Texas Governor Greg Abbott put it plainly: Norris "electrified generations of conservatives, giving them a passion and voice to fight for the principles that make America the greatest nation on earth."

That is the legacy Variety called "dangerous propaganda."

Why Variety Called Chuck Norris Dangerous Propaganda

Earl's piece isn't film criticism. It's a political statement about the present — one that uses Norris' death as a vehicle for attacking ICE, the Trump administration, and anyone who believes law enforcement should enforce the law.

Norris himself anticipated this. He watched the Democrat Party abandon every principle it once held and walked away. He knew exactly what Hollywood's liberal establishment thought of men like him — men who believed in faith, country, and the rule of law.

Variety just proved him right one more time.
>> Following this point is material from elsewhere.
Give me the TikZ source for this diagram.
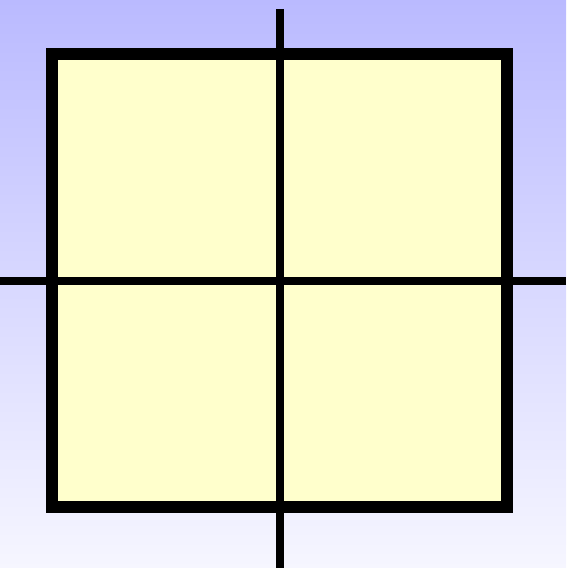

William Earl wanted readers to be "thankful" that men like Chuck Norris only exist in movies.

He got his verdict. So did Chuck Norris, every single day he was alive.


Sources:

  • Nora Moriarty, "Hollywood outlet slammed for saying Chuck Norris' politics, 'cop-aganda' overshadowed his legacy," Fox News, March 21, 2026.
  • William Earl, "Chuck Norris Was a Great Action Star — but Politics May Overshadow His Legacy," Variety, March 20, 2026.
  • Nick Arama, "Oh, No, You Don't: People Band Together, Rip to Shreds Garbage Media Take About Chuck Norris," RedState, March 20, 2026.
  • Christian Toto, "Hollywood Media Sinks to New, Predictable Low," Hollywood in Toto, March 21, 2026.
  • "Chuck Norris Dead: Celeb Tributes From Stallone, Gina Carano, More," The Hollywood Reporter, March 20, 2026.